Moffitt echoed Thompson's opinion, saying there is nothing at all concerning about the city's financial statement.
"It's important for (Molalla citizens) to understand that governmental financial statements are a little different than a standard business statement," she said. "For those (citizens) who want to read it, one of the items to look at is the section with management's discussion and analysis. The nice thing about that particular statement is that it has a two-year comparison of fiscal years 2014-15 and 2015-16. That's always a great place for citizens to look and it also has information about what's coming up — economic factors influencing next year's budget are in there as well. You can compare those two years at a very high level."
That section of the audit, found on page four, says the city's assets totaled $37.75 million as of June 30, 2016 — government fiscal years annually run from July 1 to June 30 — and those assets consisted of $12.1 million in cash and cash equivalents; $754,414 in accounts receivable and other assets, and about $24.9 million in capital assets.
Cash equivalents refers to the city of Molalla's position in the Local Government Investment Pool (LGIP), in which almost all city, county and state agencies are participants. THE LGIP, administered by the state treasury, are funds secured by the state that provide a higher rate of return than simply letting cash sit in an account, Moffitt said.
"The LGIP is essentially like a checking account — they can transfer funds in and out of it — but it has investments in it," Moffitt said. "For instance, all property taxes are deposited into the LGIP."
"Other assets" refers to property taxes receivable and funds due from other governments, which typically is cash the county already has collected through property taxes but has yet to remit to any city. "It usually takes 30 days or so for the county to release those funds," Moffitt said.
The city's net position was $28.88 million on June 30, 2016 compared to $29.4 million on June 30, 2015 and that relatively-slight decrease primarily occurred due to capital asset additions, utility rate increases, the early payoff of bonds and an increase in the collection on accounts receivable. Additionally, the city had $8 million in outstanding bonds, accrued compensated absences and notes payable, the audit says.

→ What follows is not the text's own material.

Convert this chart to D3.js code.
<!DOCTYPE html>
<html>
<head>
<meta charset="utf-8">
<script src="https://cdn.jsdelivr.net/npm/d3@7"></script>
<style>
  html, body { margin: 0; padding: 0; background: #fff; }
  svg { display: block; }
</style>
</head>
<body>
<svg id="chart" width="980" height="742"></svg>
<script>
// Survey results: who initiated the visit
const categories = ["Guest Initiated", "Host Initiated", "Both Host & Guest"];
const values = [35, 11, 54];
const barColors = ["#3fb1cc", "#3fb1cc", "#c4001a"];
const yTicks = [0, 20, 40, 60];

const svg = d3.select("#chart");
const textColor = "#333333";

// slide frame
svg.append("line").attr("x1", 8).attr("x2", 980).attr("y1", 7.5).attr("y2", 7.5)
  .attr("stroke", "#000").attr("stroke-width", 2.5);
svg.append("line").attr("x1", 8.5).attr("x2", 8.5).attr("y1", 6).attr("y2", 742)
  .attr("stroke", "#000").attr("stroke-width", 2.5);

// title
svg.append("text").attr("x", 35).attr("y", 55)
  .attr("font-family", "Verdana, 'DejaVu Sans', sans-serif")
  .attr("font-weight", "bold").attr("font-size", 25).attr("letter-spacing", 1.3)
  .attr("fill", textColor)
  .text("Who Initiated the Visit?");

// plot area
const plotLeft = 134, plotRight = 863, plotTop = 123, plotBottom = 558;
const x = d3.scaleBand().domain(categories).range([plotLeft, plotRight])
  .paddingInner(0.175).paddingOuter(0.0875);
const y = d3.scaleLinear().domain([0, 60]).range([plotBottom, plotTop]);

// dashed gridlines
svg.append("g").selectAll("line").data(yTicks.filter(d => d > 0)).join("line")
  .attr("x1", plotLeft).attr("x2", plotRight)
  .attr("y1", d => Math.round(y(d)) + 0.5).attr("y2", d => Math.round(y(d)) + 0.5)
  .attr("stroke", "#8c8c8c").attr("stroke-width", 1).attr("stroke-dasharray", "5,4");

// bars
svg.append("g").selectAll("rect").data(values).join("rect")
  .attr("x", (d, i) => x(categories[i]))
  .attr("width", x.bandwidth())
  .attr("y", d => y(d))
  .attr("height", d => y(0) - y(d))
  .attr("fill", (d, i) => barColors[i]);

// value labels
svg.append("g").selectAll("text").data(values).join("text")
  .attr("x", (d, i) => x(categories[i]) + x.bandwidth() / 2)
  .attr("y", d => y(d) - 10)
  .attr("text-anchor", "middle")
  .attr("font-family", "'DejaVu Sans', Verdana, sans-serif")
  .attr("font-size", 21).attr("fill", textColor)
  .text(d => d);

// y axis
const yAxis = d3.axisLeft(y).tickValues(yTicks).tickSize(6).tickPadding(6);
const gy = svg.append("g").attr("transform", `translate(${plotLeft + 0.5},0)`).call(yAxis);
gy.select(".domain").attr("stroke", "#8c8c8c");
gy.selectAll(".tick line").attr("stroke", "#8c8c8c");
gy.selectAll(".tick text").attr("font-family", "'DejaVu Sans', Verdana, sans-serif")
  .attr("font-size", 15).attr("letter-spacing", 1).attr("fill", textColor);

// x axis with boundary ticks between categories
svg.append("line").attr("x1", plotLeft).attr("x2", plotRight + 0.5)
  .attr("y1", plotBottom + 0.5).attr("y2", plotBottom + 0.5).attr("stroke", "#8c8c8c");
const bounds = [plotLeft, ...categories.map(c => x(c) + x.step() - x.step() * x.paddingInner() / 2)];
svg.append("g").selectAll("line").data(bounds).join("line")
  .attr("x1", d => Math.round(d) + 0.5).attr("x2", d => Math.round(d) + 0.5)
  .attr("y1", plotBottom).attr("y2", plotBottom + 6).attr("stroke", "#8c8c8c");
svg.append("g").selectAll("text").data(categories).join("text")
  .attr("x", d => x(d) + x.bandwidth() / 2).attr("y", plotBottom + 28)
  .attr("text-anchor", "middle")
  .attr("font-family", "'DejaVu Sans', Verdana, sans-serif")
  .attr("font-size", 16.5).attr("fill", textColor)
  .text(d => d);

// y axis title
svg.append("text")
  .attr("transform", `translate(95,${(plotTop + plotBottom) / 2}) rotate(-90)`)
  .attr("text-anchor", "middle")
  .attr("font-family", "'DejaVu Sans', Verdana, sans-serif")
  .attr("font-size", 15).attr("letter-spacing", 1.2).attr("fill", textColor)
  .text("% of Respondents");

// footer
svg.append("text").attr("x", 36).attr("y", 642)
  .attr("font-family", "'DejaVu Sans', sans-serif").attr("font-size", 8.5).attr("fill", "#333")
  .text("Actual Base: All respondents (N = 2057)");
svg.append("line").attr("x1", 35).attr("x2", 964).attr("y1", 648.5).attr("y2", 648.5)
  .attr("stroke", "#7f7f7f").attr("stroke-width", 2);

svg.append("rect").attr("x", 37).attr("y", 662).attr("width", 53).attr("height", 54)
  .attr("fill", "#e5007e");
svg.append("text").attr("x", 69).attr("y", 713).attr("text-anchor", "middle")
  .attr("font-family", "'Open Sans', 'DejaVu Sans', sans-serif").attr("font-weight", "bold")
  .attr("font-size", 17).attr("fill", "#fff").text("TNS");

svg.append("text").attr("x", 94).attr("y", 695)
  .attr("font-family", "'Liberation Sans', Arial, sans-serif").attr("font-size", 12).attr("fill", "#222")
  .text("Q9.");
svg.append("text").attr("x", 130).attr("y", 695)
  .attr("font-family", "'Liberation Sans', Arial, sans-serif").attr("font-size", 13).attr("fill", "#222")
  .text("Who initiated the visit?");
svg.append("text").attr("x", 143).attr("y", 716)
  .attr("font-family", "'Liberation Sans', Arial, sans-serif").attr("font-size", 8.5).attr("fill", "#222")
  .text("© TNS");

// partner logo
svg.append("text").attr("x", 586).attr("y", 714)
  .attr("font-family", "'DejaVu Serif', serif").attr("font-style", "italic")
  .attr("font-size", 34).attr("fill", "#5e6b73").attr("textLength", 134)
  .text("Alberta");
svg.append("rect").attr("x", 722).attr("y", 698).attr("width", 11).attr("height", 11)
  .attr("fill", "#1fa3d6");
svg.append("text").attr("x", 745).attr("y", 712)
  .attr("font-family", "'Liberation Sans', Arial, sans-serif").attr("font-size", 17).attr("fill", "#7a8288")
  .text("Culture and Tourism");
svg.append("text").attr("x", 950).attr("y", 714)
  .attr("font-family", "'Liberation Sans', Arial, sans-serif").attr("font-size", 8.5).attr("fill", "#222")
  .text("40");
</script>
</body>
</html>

"Like equity (in a business's financial statement), assets minus liability equals equity," Moffitt said. "The city is in a strong position with $28 million more than liability, and the main reason for that net pension liability is PERS (the state's Public Employees Retirement System). If you look at page seven (of the audit), it shows net pension assets of $339,000 and a net pension liability of $951,000. That's something that all government entities in the state of Oregon are dealing with because a recent court case determined a change in the way PERS is being calculated."

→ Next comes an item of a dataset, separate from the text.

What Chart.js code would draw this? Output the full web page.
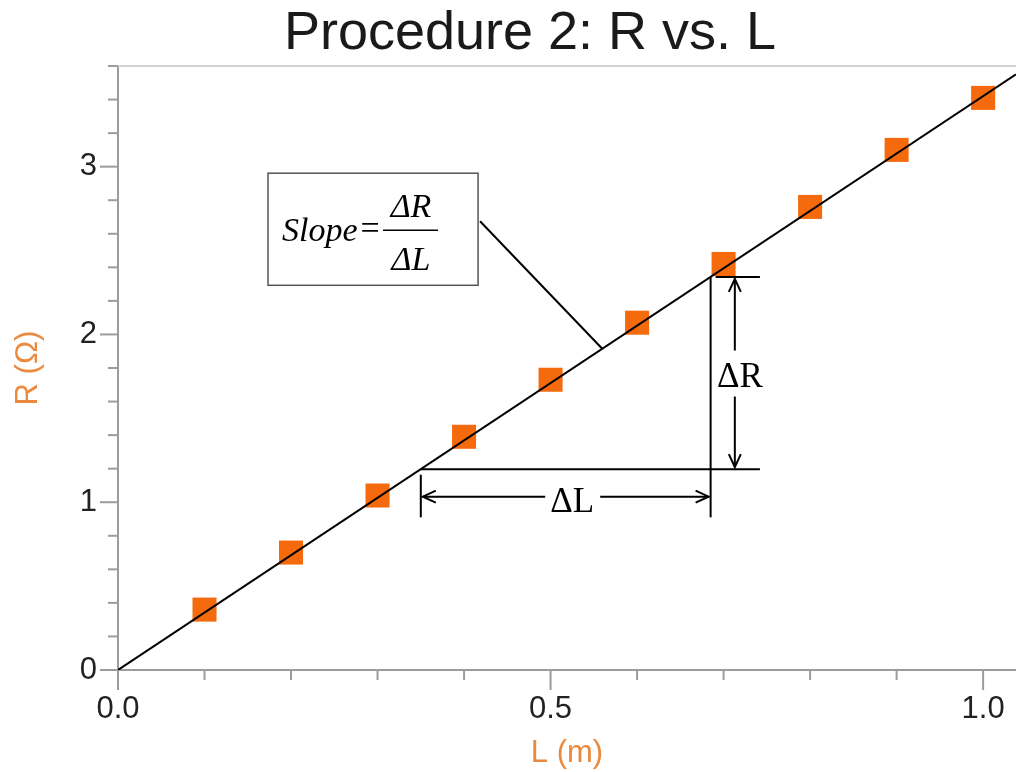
<!DOCTYPE html>
<html>
<head>
<meta charset="utf-8">
<script src="https://cdn.jsdelivr.net/npm/chart.js@4.4.0/dist/chart.umd.min.js"></script>
<style>
  html, body { margin: 0; padding: 0; background: #fff; }
  #wrap { width: 1016px; height: 772px; }
</style>
</head>
<body>
<div id="wrap"><canvas id="chart"></canvas></div>
<script>
// ============ DATA ============
const lengths = [0.1, 0.2, 0.3, 0.4, 0.5, 0.6, 0.7, 0.8, 0.9, 1.0];
const resistances = [0.36, 0.70, 1.04, 1.39, 1.73, 2.07, 2.42, 2.76, 3.10, 3.41];
const fitL = [0, 1.038];
const fitR = [0, 3.55];
const xTickValues = [0, 0.1, 0.2, 0.3, 0.4, 0.5, 0.6, 0.7, 0.8, 0.9, 1.0];
const xTickLabels = ['0.0', '', '', '', '', '0.5', '', '', '', '', '1.0'];
const yTickValues = [0, 0.2, 0.4, 0.6, 0.8, 1, 1.2, 1.4, 1.6, 1.8, 2, 2.2, 2.4, 2.6, 2.8, 3, 3.2, 3.4, 3.6];
const yTickLabels = ['0', '', '', '', '', '1', '', '', '', '', '2', '', '', '', '', '3', '', '', ''];

// slope triangle, in data units (L, R)
const runL = [0.35, 0.685];
const riseR = [1.197, 2.343];

const ORANGE = '#F66A0E';
const AXIS_ORANGE = '#EB8A3F';
const AXIS_GRAY = '#9c9c9c';
const SANS = '"Liberation Sans", Arial, sans-serif';
const SERIF = '"Liberation Serif", "Times New Roman", serif';

// ============ HELPERS ============
function line(ctx, x1, y1, x2, y2) {
  ctx.beginPath();
  ctx.moveTo(x1, y1);
  ctx.lineTo(x2, y2);
  ctx.stroke();
}
function arrowHead(ctx, x, y, dx, dy) {
  const len = 13, half = 6;
  ctx.beginPath();
  ctx.moveTo(x - dx * len - dy * half, y - dy * len + dx * half);
  ctx.lineTo(x, y);
  ctx.lineTo(x - dx * len + dy * half, y - dy * len - dx * half);
  ctx.stroke();
}

// ============ AXIS TICKS + TITLE ============
const frame = {
  id: 'frame',
  afterDraw(chart) {
    const { ctx, chartArea: a, scales: { x, y } } = chart;
    ctx.save();
    ctx.strokeStyle = '#d2d2d2';
    ctx.lineWidth = 2;
    line(ctx, a.left, a.top, a.right, a.top);

    ctx.strokeStyle = AXIS_GRAY;
    ctx.lineWidth = 2;
    xTickValues.forEach((v, i) => {
      const p = x.getPixelForValue(v);
      line(ctx, p, a.bottom, p, a.bottom + (xTickLabels[i] ? 20 : 10));
    });
    yTickValues.forEach((v, i) => {
      const p = y.getPixelForValue(v);
      line(ctx, a.left, p, a.left - (yTickLabels[i] ? 18 : 10), p);
    });

    ctx.fillStyle = '#1a1a1a';
    ctx.font = '54px ' + SANS;
    ctx.textAlign = 'center';
    ctx.textBaseline = 'middle';
    ctx.fillText('Procedure 2: R vs. L', 530, 34);
    ctx.restore();
  }
};

// ============ SLOPE ANNOTATIONS ============
const slopeNotes = {
  id: 'slopeNotes',
  afterDatasetsDraw(chart) {
    const { ctx, scales: { x, y } } = chart;
    const X = v => x.getPixelForValue(v);
    const Y = v => y.getPixelForValue(v);
    ctx.save();
    ctx.strokeStyle = '#000';
    ctx.fillStyle = '#000';
    ctx.lineWidth = 2;

    const xl = X(runL[0]), xr = X(runL[1]);
    const yb = Y(riseR[0]), yt = Y(riseR[1]);
    const xEnd = X(0.742);

    // triangle legs
    line(ctx, xl, yb, xEnd, yb);
    line(ctx, xr, yt, xr, Y(0.91));
    line(ctx, xr + 5, yt, xEnd, yt);
    line(ctx, xl, Y(1.164), xl, Y(0.91));

    // ΔR arrow
    const xa = X(0.713);
    const yMid = Y(1.755);
    line(ctx, xa, yt + 2, xa, yMid - 25);
    line(ctx, xa, yMid + 21, xa, yb - 2);
    arrowHead(ctx, xa, yt + 2, 0, -1);
    arrowHead(ctx, xa, yb - 2, 0, 1);

    // ΔL arrow
    const ya = Y(1.033);
    const xMid = X(0.525);
    line(ctx, xl + 2, ya, xMid - 27, ya);
    line(ctx, xMid + 28, ya, xr - 2, ya);
    arrowHead(ctx, xl + 2, ya, -1, 0);
    arrowHead(ctx, xr - 2, ya, 1, 0);

    ctx.font = '35px ' + SERIF;
    ctx.textAlign = 'center';
    ctx.textBaseline = 'middle';
    ctx.fillText('\u0394R', X(0.719), yMid + 2);
    ctx.fillText('\u0394L', xMid, Y(1.009) + 2);

    // slope box + leader
    const bx1 = X(0.1734), bx2 = X(0.4162);
    const by1 = Y(2.961), by2 = Y(2.293);
    ctx.lineWidth = 1.5;
    ctx.strokeStyle = '#555';
    ctx.strokeRect(bx1, by1, bx2 - bx1, by2 - by1);
    ctx.strokeStyle = '#000';
    ctx.lineWidth = 2;
    line(ctx, X(0.4185), Y(2.675), X(0.5595), Y(1.916));

    ctx.font = 'italic 34px ' + SERIF;
    ctx.textAlign = 'left';
    ctx.textBaseline = 'alphabetic';
    const sx = bx1 + 14;
    ctx.fillText('Slope', sx, by1 + 68);
    const eqX = sx + ctx.measureText('Slope').width + 3;
    ctx.font = '34px ' + SERIF;
    ctx.fillText('=', eqX, by1 + 66);
    ctx.font = 'italic 34px ' + SERIF;
    ctx.textAlign = 'center';
    const fx = bx1 + 143;
    ctx.fillText('\u0394R', fx, by1 + 44);
    ctx.fillText('\u0394L', fx, by1 + 97);
    ctx.lineWidth = 1.5;
    line(ctx, bx1 + 115, by1 + 57, bx1 + 170, by1 + 57);
    ctx.restore();
  }
};

// ============ CHART ============
new Chart(document.getElementById('chart'), {
  data: {
    datasets: [
      {
        type: 'line',
        data: fitL.map((l, i) => ({ x: l, y: fitR[i] })),
        borderColor: '#000',
        borderWidth: 2,
        pointRadius: 0,
        fill: false,
        order: 1
      },
      {
        type: 'scatter',
        data: lengths.map((l, i) => ({ x: l, y: resistances[i] })),
        pointStyle: 'rect',
        pointRadius: 17,
        pointBackgroundColor: ORANGE,
        pointBorderWidth: 0,
        order: 2
      }
    ]
  },
  options: {
    responsive: true,
    maintainAspectRatio: false,
    animation: false,
    layout: { autoPadding: false, padding: { top: 66, left: 0, right: 0, bottom: 0 } },
    plugins: { legend: { display: false }, tooltip: { enabled: false }, title: { display: false } },
    scales: {
      x: {
        type: 'linear',
        min: 0,
        max: 1.038,
        afterFit: s => { s.height = 102; s.paddingRight = 0; s.paddingLeft = 0; },
        afterBuildTicks: s => { s.ticks = xTickValues.map(v => ({ value: v })); },
        grid: { drawOnChartArea: false, tickLength: 18, tickColor: 'rgba(0,0,0,0)' },
        border: { color: AXIS_GRAY, width: 2 },
        ticks: {
          autoSkip: false,
          maxRotation: 0,
          padding: 3,
          color: '#222',
          font: { family: SANS, size: 31 },
          callback: (v, i) => xTickLabels[i]
        },
        title: {
          display: true,
          text: 'L (m)',
          color: AXIS_ORANGE,
          font: { family: SANS, size: 31 },
          padding: { top: 0, bottom: 0 }
        }
      },
      y: {
        type: 'linear',
        min: 0,
        max: 3.6,
        afterFit: s => { s.width = 118; s.paddingTop = 0; s.paddingBottom = 0; },
        afterBuildTicks: s => { s.ticks = yTickValues.map(v => ({ value: v })); },
        grid: { drawOnChartArea: false, tickLength: 18, tickColor: 'rgba(0,0,0,0)' },
        border: { color: AXIS_GRAY, width: 2 },
        ticks: {
          autoSkip: false,
          padding: 3,
          color: '#222',
          font: { family: SANS, size: 31 },
          callback: (v, i) => yTickLabels[i]
        },
        title: {
          display: true,
          text: 'R (\u03A9)',
          color: AXIS_ORANGE,
          font: { family: SANS, size: 31 },
          padding: { top: 10, bottom: 0 }
        }
      }
    }
  },
  plugins: [frame, slopeNotes]
});
</script>
</body>
</html>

As long as the city is making statutorily-required contributions, and that number is zero or negative, then they are meeting those obligations, Moffitt said. The audit shows that for the previous three fiscal years the city of Molalla met its required contributions of $764,158, $733,439 and $320,569, respectively.

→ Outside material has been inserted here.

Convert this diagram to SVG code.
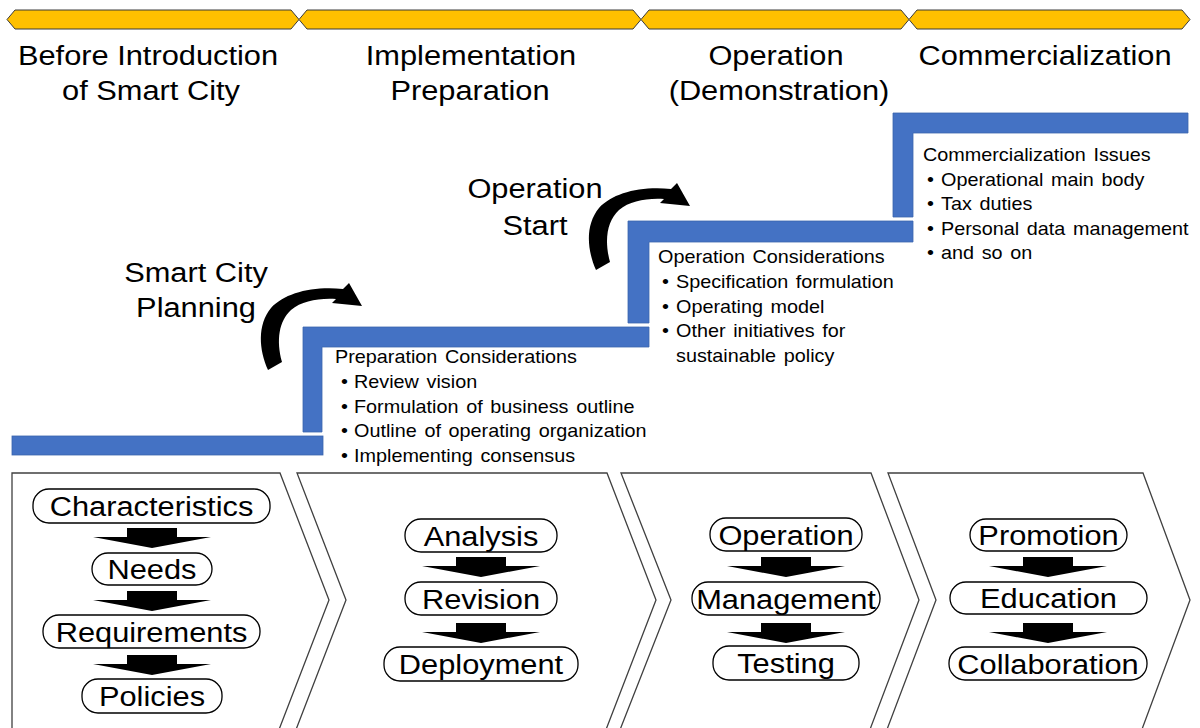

Thompson noted that the city will start fiscal year 2017-18 with $1.5 million in the general fund and that it began fiscal year 2016-17 with more than $900,000 in that fund. He said it's not a surplus because the city's primary revenue source is property taxes, so it has to have cash to "hold you over until November" when the city annually receives that influx of cash.
"It's more of a reserve or carryover than we've had in the past many, many years," Thompson said. "In 2012, we were $400,000 in the hole. To go from there to where we are today, completely turning things around and making sure we are fiscally conscious about what's happening, that puts us in a position where we can start to look at long-term investments and better things instead of worrying about paying our bills."
Thompson said there will be a discussion about the audit at the next city council meeting (7 p.m. on April 26 at the Molalla Adult Center).